* What you should do *
Check every line for the word "matplotlib" and state how many lines have it. Reply with the number alone.

Code that draws figures
---*---

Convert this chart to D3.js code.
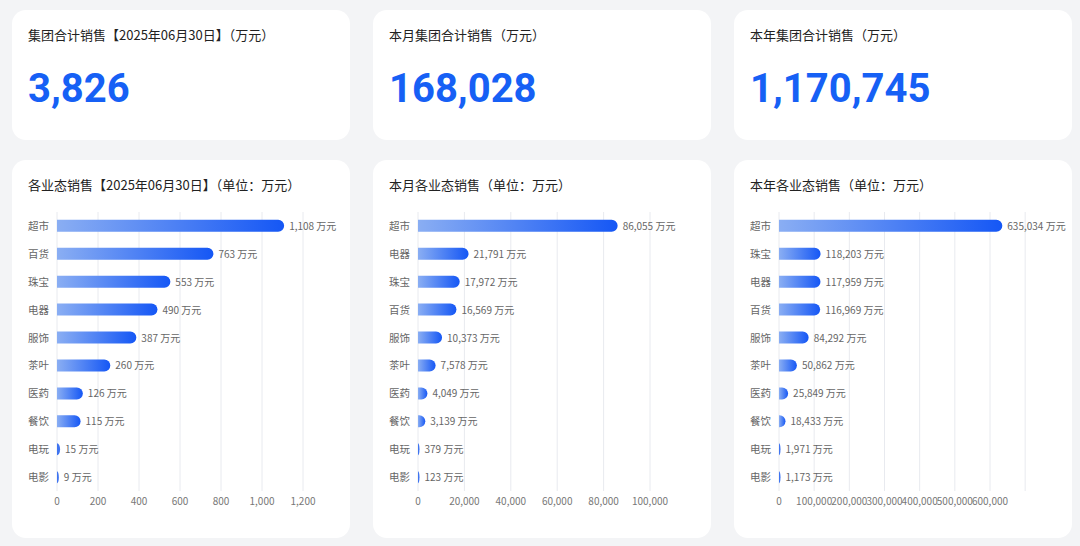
<!DOCTYPE html>
<html><head><meta charset="utf-8">
<script src="https://cdn.jsdelivr.net/npm/d3@7"></script>
<style>body{margin:0;background:#f3f4f6;font-family:"Noto Sans CJK SC","Noto Sans",sans-serif}</style>
</head><body><svg id="c" width="1080" height="546"></svg>
<script>
const kpiTitles=["集团合计销售【2025年06月30日】（万元）","本月集团合计销售（万元）","本年集团合计销售（万元）"];
const kpiValues=[3826,168028,1170745];
const chartTitles=["各业态销售【2025年06月30日】（单位：万元）","本月各业态销售（单位：万元）","本年各业态销售（单位：万元）"];
const cats1=["超市","百货","珠宝","电器","服饰","茶叶","医药","餐饮","电玩","电影"];
const vals1=[1108,763,553,490,387,260,126,115,15,9];
const cats2=["超市","电器","珠宝","百货","服饰","茶叶","医药","餐饮","电玩","电影"];
const vals2=[86055,21791,17972,16569,10373,7578,4049,3139,379,123];
const cats3=["超市","珠宝","电器","百货","服饰","茶叶","医药","餐饮","电玩","电影"];
const vals3=[635034,118203,117959,116969,84292,50862,25849,18433,1971,1173];
const ticks1=[0,200,400,600,800,1000,1200];
const ticks2=[0,20000,40000,60000,80000,100000];
const ticks3=[0,100000,200000,300000,400000,500000,600000];
const grid3=[0,100000,200000,300000,400000,500000,600000,700000];

const svg=d3.select("#c");
const defs=svg.append("defs");
const g=defs.append("linearGradient").attr("id","gr").attr("x1","0").attr("x2","1");
g.append("stop").attr("offset","0").attr("stop-color","#8aaef3");
g.append("stop").attr("offset","1").attr("stop-color","#1557f5");
const cardX=[12,373,734], cw=338;
const fmt=d3.format(",");
cardX.forEach((x,i)=>{
  svg.append("rect").attr("x",x).attr("y",10).attr("width",cw).attr("height",130).attr("rx",14).attr("fill","#fff");
  svg.append("text").attr("x",x+16).attr("y",40).attr("font-size",13).attr("fill","#222").text(kpiTitles[i]);
  svg.append("text").attr("x",x+16).attr("y",102).attr("font-size",40).attr("font-weight","bold").attr("fill","#1660f5").attr("font-family","Roboto,sans-serif").text(fmt(kpiValues[i]));
  svg.append("rect").attr("x",x).attr("y",160).attr("width",cw).attr("height",378).attr("rx",14).attr("fill","#fff");
  svg.append("text").attr("x",x+16).attr("y",190).attr("font-size",13).attr("fill","#222").text(chartTitles[i]);
});
const charts=[
 {x0:57,x1:303,dom:1200,cats:cats1,vals:vals1,ticks:ticks1,grid:ticks1},
 {x0:418,x1:650,dom:100000,cats:cats2,vals:vals2,ticks:ticks2,grid:ticks2},
 {x0:779,x1:990,dom:600000,cats:cats3,vals:vals3,ticks:ticks3,grid:grid3}
];
charts.forEach((c,i)=>{
  const gx=svg.append("g");
  const x=d3.scaleLinear().domain([0,c.dom]).range([c.x0,c.x1]);
  const y=d3.scaleBand().domain(c.cats).range([212,491]).paddingInner(0.57).paddingOuter(0.28);
  gx.selectAll(".gl").data(c.grid).join("line").attr("x1",d=>x(d)).attr("x2",d=>x(d)).attr("y1",212).attr("y2",491).attr("stroke","#e8eaef");
  gx.selectAll(".tl").data(c.ticks).join("text").attr("x",d=>x(d)).attr("y",505).attr("text-anchor","middle").attr("font-size",10).attr("fill","#777").text(d=>fmt(d));
  gx.selectAll(".cl").data(c.cats).join("text").attr("x",cardX[i]+16).attr("y",d=>y(d)+y.bandwidth()/2+4).attr("font-size",10.5).attr("fill","#666").text(d=>d);
  gx.selectAll(".b").data(c.vals).join("path").attr("fill","url(#gr)").attr("d",(d,j)=>{
    const w=Math.max(x(d)-c.x0,1.5), h=y.bandwidth(), y0=y(c.cats[j]); const r=Math.min(h/2,w);
    return `M${c.x0},${y0}h${w-r}a${r},${h/2} 0 0 1 0,${h}h${-(w-r)}z`;
  }).attr("transform","").attr("fill",(d)=>x(d)-c.x0<6?"#3f74f0":"url(#gr)");
  gx.selectAll(".vl").data(c.vals).join("text").attr("x",d=>Math.max(x(d),c.x0+1.5)+5).attr("y",(d,j)=>y(c.cats[j])+y.bandwidth()/2+4).attr("font-size",10).attr("fill","#666").text(d=>fmt(d)+" 万元");
});
</script></body></html>
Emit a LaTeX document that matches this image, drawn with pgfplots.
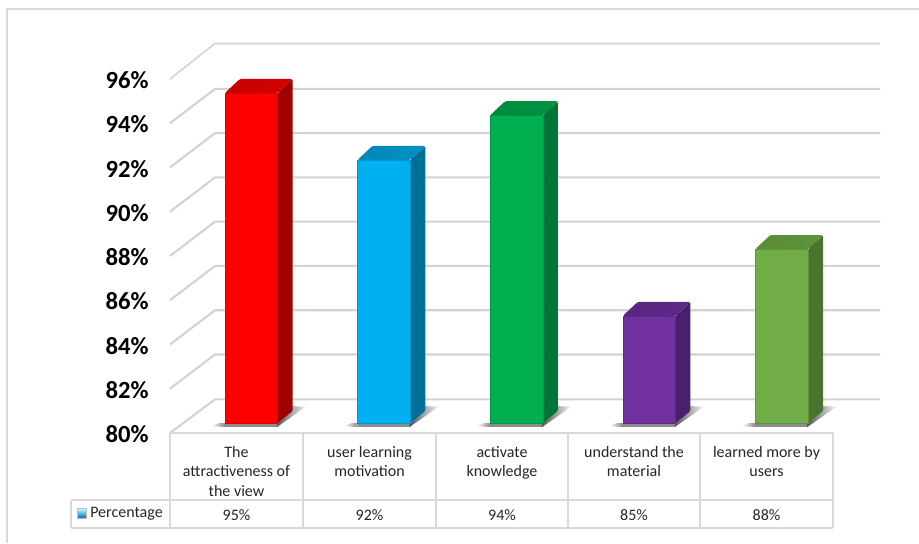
\documentclass[border=0pt]{standalone}
\usepackage{fontspec}
\setmainfont{Carlito}
\usepackage{pgfplots}
\pgfplotsset{compat=1.18}
\definecolor{gridc}{HTML}{D3D3D3}
\definecolor{framec}{HTML}{D9D9D9}
\definecolor{barA}{HTML}{FF0000}\definecolor{barAt}{HTML}{C80000}\definecolor{barAs}{HTML}{A00000}
\definecolor{barB}{HTML}{00B0F0}\definecolor{barBt}{HTML}{0088B8}\definecolor{barBs}{HTML}{006F98}
\definecolor{barC}{HTML}{00B050}\definecolor{barCt}{HTML}{008A3E}\definecolor{barCs}{HTML}{007535}
\definecolor{barD}{HTML}{7030A0}\definecolor{barDt}{HTML}{5A2680}\definecolor{barDs}{HTML}{4A1F6C}
\definecolor{barE}{HTML}{70AD47}\definecolor{barEt}{HTML}{5A8C38}\definecolor{barEs}{HTML}{4B7330}
\newcommand{\barshadow}[1]{%
  \shade[left color=white,right color=black!45,draw=none] (axis cs:#1-14,80.30)--(axis cs:#1,80.27)--(axis cs:#1,80.45)--(axis cs:#1-6,80.45)--cycle;
  \fill[black!45,draw=none] (axis cs:#1,80.27)--(axis cs:#1+53,80.27)--(axis cs:#1+53,80.45)--(axis cs:#1,80.45)--cycle;
  \shade[left color=black!65,right color=black!4,draw=none] (axis cs:#1+52,80.27)--(axis cs:#1+81,81.19)--(axis cs:#1+64,81.22)--(axis cs:#1+52,80.6)--cycle;
}
\tikzset{tabval/.style={font=\fontsize{12}{14}\selectfont,text=black!85}}
\begin{document}
\begin{tikzpicture}
\path[use as bounding box] (0,0) rectangle (689.25pt,407.25pt);
% outer frame
\draw[framec,line width=1.5pt] (5.25pt,0)--(5.25pt,400.5pt)--(689.25pt,400.5pt);
\begin{axis}[
  at={(127.5pt,82.5pt)},anchor=south west,
  width=532.5pt,height=292.1pt,scale only axis,
  xmin=170,xmax=880,ymin=80,ymax=97.6,
  clip=false,
  axis line style={draw=none},
  major tick length=0pt,
  ytick={80,82,84,86,88,90,92,94,96},
  yticklabels={80\%,82\%,84\%,86\%,88\%,90\%,92\%,94\%,96\%},
  yticklabel style={font=\fontsize{18.5}{20}\selectfont\bfseries,anchor=east,xshift=-12.6pt,yshift=-1pt},
  xtick={236.5,369.5,502,634,766.5},
  xticklabels={The\\attractiveness of\\the view,user learning\\motivation,activate\\knowledge,understand the\\material,learned more by\\users},
  xticklabel style={font=\fontsize{12}{14.5}\selectfont,align=center,anchor=north,yshift=-6.5pt,text=black!85},
  /pgf/number format/assume math mode=true,
]
% back wall grid lines
\addplot[gridc,line width=1.6pt,line join=round] coordinates {(170,80)(215,81.52)(880,81.52)};
\addplot[gridc,line width=1.6pt,line join=round] coordinates {(170,82)(215,83.55)(880,83.55)};
\addplot[gridc,line width=1.6pt,line join=round] coordinates {(170,84)(215,85.55)(880,85.55)};
\addplot[gridc,line width=1.6pt,line join=round] coordinates {(170,86)(215,87.55)(880,87.55)};
\addplot[gridc,line width=1.6pt,line join=round] coordinates {(170,88)(215,89.55)(880,89.55)};
\addplot[gridc,line width=1.6pt,line join=round] coordinates {(170,90)(215,91.55)(880,91.55)};
\addplot[gridc,line width=1.6pt,line join=round] coordinates {(170,92)(215,93.55)(880,93.55)};
\addplot[gridc,line width=1.6pt,line join=round] coordinates {(170,94)(215,95.55)(880,95.55)};
\addplot[gridc,line width=1.2pt,line join=round] coordinates {(170,96)(215,97.6)(880,97.6)};
% shadows
\barshadow{225}
\barshadow{357.6}
\barshadow{490.2}
\barshadow{622.8}
\barshadow{755.4}
% data table
\addplot[framec,line width=1.5pt] coordinates {(170,80)(833,80)};
\addplot[framec,line width=1.5pt] coordinates {(71,75.71)(833,75.71)};
\addplot[framec,line width=1.5pt] coordinates {(71,76.97)(833,76.97)};
\addplot[framec,line width=1.5pt] coordinates {(71,76.97)(71,75.71)};
\addplot[framec,line width=1.5pt] coordinates {(170,80)(170,75.71)};
\addplot[framec,line width=1.5pt] coordinates {(303,80)(303,75.71)};
\addplot[framec,line width=1.5pt] coordinates {(436,80)(436,75.71)};
\addplot[framec,line width=1.5pt] coordinates {(568,80)(568,75.71)};
\addplot[framec,line width=1.5pt] coordinates {(700,80)(700,75.71)};
\addplot[framec,line width=1.5pt] coordinates {(833,80)(833,75.71)};
% table values
\node[tabval] at (axis cs:236.5,76.30) {95\%};
\node[tabval] at (axis cs:369.5,76.30) {92\%};
\node[tabval] at (axis cs:502,76.30) {94\%};
\node[tabval] at (axis cs:634,76.30) {85\%};
\node[tabval] at (axis cs:766.5,76.30) {88\%};
\node[tabval,anchor=west,inner sep=0pt] at (axis cs:90,76.33) {Percentage};
\shade[top color=cyan!30!white,bottom color=blue!45!cyan!70!black,draw=black!25,line width=.3pt] (axis cs:77.5,76.14) rectangle (axis cs:86.5,76.58);
\end{axis}
\begin{axis}[
  at={(138.75pt,90pt)},anchor=south west,
  width=497.25pt,height=280.95pt,scale only axis,
  xmin=-0.5,xmax=4.5,ymin=80.2,ymax=97,
  axis lines=none,
]
% side faces
\addplot[fill=barAs,draw=none,rounded corners=1pt] coordinates {(0.199,95)(0.312,95.63)(0.312,80.74)(0.199,80.2)} --cycle;
\addplot[fill=barBs,draw=none,rounded corners=1pt] coordinates {(1.199,92)(1.312,92.63)(1.312,80.74)(1.199,80.2)} --cycle;
\addplot[fill=barCs,draw=none,rounded corners=1pt] coordinates {(2.199,94)(2.312,94.63)(2.312,80.74)(2.199,80.2)} --cycle;
\addplot[fill=barDs,draw=none,rounded corners=1pt] coordinates {(3.199,85)(3.312,85.63)(3.312,80.74)(3.199,80.2)} --cycle;
\addplot[fill=barEs,draw=none,rounded corners=1pt] coordinates {(4.199,88)(4.312,88.63)(4.312,80.74)(4.199,80.2)} --cycle;
% top faces
\addplot[left color=barAt,right color=barAt!80!barA,draw=none,rounded corners=1pt] coordinates {(-0.199,95)(0.199,95)(0.312,95.63)(-0.086,95.63)} --cycle;
\addplot[left color=barBt,right color=barBt!80!barB,draw=none,rounded corners=1pt] coordinates {(0.801,92)(1.199,92)(1.312,92.63)(0.914,92.63)} --cycle;
\addplot[left color=barCt,right color=barCt!80!barC,draw=none,rounded corners=1pt] coordinates {(1.801,94)(2.199,94)(2.312,94.63)(1.914,94.63)} --cycle;
\addplot[left color=barDt,right color=barDt!80!barD,draw=none,rounded corners=1pt] coordinates {(2.801,85)(3.199,85)(3.312,85.63)(2.914,85.63)} --cycle;
\addplot[left color=barEt,right color=barEt!80!barE,draw=none,rounded corners=1pt] coordinates {(3.801,88)(4.199,88)(4.312,88.63)(3.914,88.63)} --cycle;
% front faces: the values
\addplot[ybar,bar width=39.5pt,bar shift=0pt,fill=barA,draw=barA!85!black,line width=.4pt] coordinates {(0,95)};
\addplot[ybar,bar width=39.5pt,bar shift=0pt,fill=barB,draw=barB!85!black,line width=.4pt] coordinates {(1,92)};
\addplot[ybar,bar width=39.5pt,bar shift=0pt,fill=barC,draw=barC!85!black,line width=.4pt] coordinates {(2,94)};
\addplot[ybar,bar width=39.5pt,bar shift=0pt,fill=barD,draw=barD!85!black,line width=.4pt] coordinates {(3,85)};
\addplot[ybar,bar width=39.5pt,bar shift=0pt,fill=barE,draw=barE!85!black,line width=.4pt] coordinates {(4,88)};
\end{axis}
\end{tikzpicture}
\end{document}
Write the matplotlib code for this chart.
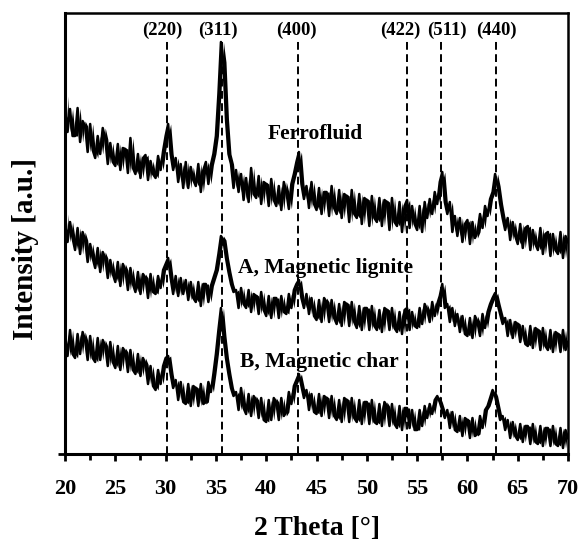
import matplotlib
matplotlib.use("Agg")
import matplotlib.pyplot as plt
import numpy as np

two_theta = np.arange(20.0, 70.001, 0.25)

ferrofluid = [
    358, 322, 345, 318, 318, 346, 312, 333, 328, 302, 330, 304,
    296, 318, 300, 326, 315, 290, 311, 292, 288, 310, 284, 306,
    305, 281, 316, 286, 280, 300, 276, 296, 299, 274, 293, 280,
    276, 298, 284, 303, 318, 330, 300, 284, 296, 272, 290, 266,
    292, 266, 287, 274, 268, 290, 262, 284, 292, 270, 289, 300,
    318, 360, 412, 392, 335, 300, 290, 266, 284, 262, 280, 254,
    276, 252, 286, 260, 256, 278, 250, 272, 270, 248, 275, 254,
    248, 268, 244, 272, 262, 245, 270, 280, 292, 302, 270, 255,
    268, 246, 272, 250, 244, 266, 240, 262, 262, 238, 268, 246,
    240, 264, 236, 260, 258, 232, 264, 240, 236, 260, 230, 256,
    254, 228, 258, 236, 232, 256, 228, 254, 252, 224, 256, 232,
    228, 252, 222, 248, 254, 226, 248, 230, 224, 248, 222, 252,
    236, 255, 240, 262, 250, 272, 282, 252, 240, 252, 222, 238,
    218, 236, 212, 230, 234, 210, 232, 216, 222, 240, 226, 248,
    238, 255, 262, 280, 268, 250, 236, 224, 236, 214, 232, 218,
    210, 230, 206, 226, 228, 204, 224, 210, 204, 226, 200, 220,
    222, 198, 220, 204, 200, 222, 196, 218, 212,
]

lignite = [
    240, 212, 232, 216, 204, 226, 200, 222, 214, 192, 210, 196,
    186, 206, 182, 202, 196, 176, 194, 180, 172, 192, 168, 190,
    184, 164, 186, 170, 162, 182, 160, 180, 176, 156, 180, 162,
    160, 178, 166, 184, 190, 196, 176, 160, 178, 158, 176, 160,
    174, 154, 172, 156, 152, 172, 148, 170, 170, 152, 168, 176,
    184, 200, 218, 214, 196, 182, 170, 162, 164, 146, 166, 150,
    146, 164, 142, 160, 158, 140, 162, 144, 138, 158, 136, 156,
    156, 136, 158, 142, 140, 160, 146, 164, 170, 174, 156, 146,
    160, 140, 156, 138, 134, 154, 132, 156, 152, 132, 154, 136,
    130, 150, 128, 152, 150, 128, 152, 132, 126, 148, 124, 146,
    146, 124, 148, 128, 124, 144, 122, 146, 144, 124, 146, 126,
    122, 142, 120, 144, 146, 124, 142, 128, 126, 146, 130, 150,
    144, 132, 152, 138, 150, 158, 170, 146, 150, 132, 146, 128,
    140, 122, 138, 120, 118, 136, 116, 138, 132, 118, 140, 126,
    142, 150, 156, 161, 150, 140, 130, 136, 118, 134, 116, 132,
    130, 112, 128, 110, 108, 128, 106, 126, 124, 104, 126, 108,
    104, 124, 102, 122, 120, 102, 124, 104, 112,
]

char = [
    120, 98, 124, 100, 96, 120, 100, 122, 114, 94, 118, 96,
    92, 116, 94, 114, 108, 88, 112, 92, 86, 108, 84, 106,
    102, 82, 104, 84, 80, 100, 78, 96, 90, 70, 88, 68,
    64, 84, 70, 88, 96, 98, 80, 66, 74, 54, 72, 52,
    50, 70, 48, 68, 66, 48, 70, 50, 52, 72, 62, 80,
    100, 124, 146, 118, 96, 80, 66, 58, 62, 44, 66, 46,
    40, 60, 38, 58, 54, 36, 56, 34, 32, 54, 34, 56,
    52, 34, 56, 38, 42, 62, 50, 68, 74, 80, 68, 56,
    64, 44, 60, 42, 40, 60, 38, 58, 56, 36, 58, 38,
    34, 54, 32, 56, 54, 32, 56, 36, 32, 54, 30, 52,
    52, 30, 54, 32, 30, 50, 28, 52, 48, 28, 50, 30,
    26, 48, 24, 46, 46, 26, 44, 24, 24, 44, 28, 48,
    36, 50, 40, 54, 58, 52, 44, 36, 44, 26, 42, 24,
    22, 38, 18, 36, 34, 16, 36, 18, 20, 38, 26, 44,
    48, 56, 64, 58, 46, 34, 38, 24, 34, 16, 32, 18,
    14, 30, 12, 28, 28, 10, 30, 12, 10, 28, 8, 26,
    26, 8, 28, 10, 8, 26, 6, 24, 16,
]

# reflection positions (deg) and their Miller indices
peak_positions = [30.1, 35.6, 43.2, 54.0, 57.4, 62.8]
peak_labels = ["(220)", "(311)", "(400)", "(422)", "(511)", "(440)"]
label_x = [29.7, 35.25, 43.0, 53.3, 57.95, 62.85]

sample_names = ["Ferrofluid", "A, Magnetic lignite", "B, Magnetic char"]
name_xy = [(40.1, 320), (37.2, 186), (37.4, 92)]

plt.rcParams["font.family"] = ["Liberation Serif", "DejaVu Serif"]
plt.rcParams["font.weight"] = "bold"

fig = plt.figure(figsize=(5.82, 5.41), dpi=100)
ax = fig.add_axes([0.1117, 0.1608, 0.8643, 0.8152])

for xp in peak_positions:
    ax.plot([xp, xp], [0, 414], color="black", lw=1.4,
            linestyle=(0, (4, 2.3)), zorder=1)

for series in (ferrofluid, lignite, char):
    y = np.asarray(series, dtype=float)
    # noisy trace: shade between neighbouring counts so the scatter reads as a band
    ax.fill_between(two_theta[1:], y[:-1], y[1:], color="black", lw=0, zorder=2)
    ax.plot(two_theta, y, color="black", lw=1.8, zorder=2)

for xl, lab in zip(label_x, peak_labels):
    ax.text(xl, 424, lab, ha="center", va="center", fontsize=13.5,
            fontweight="bold")

for (xn, yn), name in zip(name_xy, sample_names):
    ax.text(xn, yn, name, ha="left", va="center", fontsize=15.5,
            fontweight="bold")

ax.set_xlim(20, 70)
ax.set_ylim(0, 441)
ax.set_xticks(np.arange(20, 71, 5))
ax.set_xticks(np.arange(22.5, 70, 5), minor=True)
ax.set_yticks([0])
ax.set_yticklabels([])

ax.tick_params(axis="x", which="major", direction="out", length=5,
               width=2, labelsize=16, pad=13)
ax.tick_params(axis="x", which="minor", direction="out", length=4, width=2)
ax.tick_params(axis="y", direction="out", length=5, width=2)
for lab in ax.get_xticklabels():
    lab.set_fontweight("bold")

for side in ("left", "bottom"):
    ax.spines[side].set_linewidth(2.2)
for side in ("top", "right"):
    ax.spines[side].set_linewidth(1.8)

ax.set_xlabel("2 Theta [°]", fontsize=20, fontweight="bold")
ax.xaxis.set_label_coords(0.5, -0.14)
ax.set_ylabel("Intensity [a.u.]", fontsize=21, fontweight="bold")
ax.yaxis.set_label_coords(-0.052, 0.465)

fig.savefig("out.png", dpi=100)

---*---

* Solution below *
4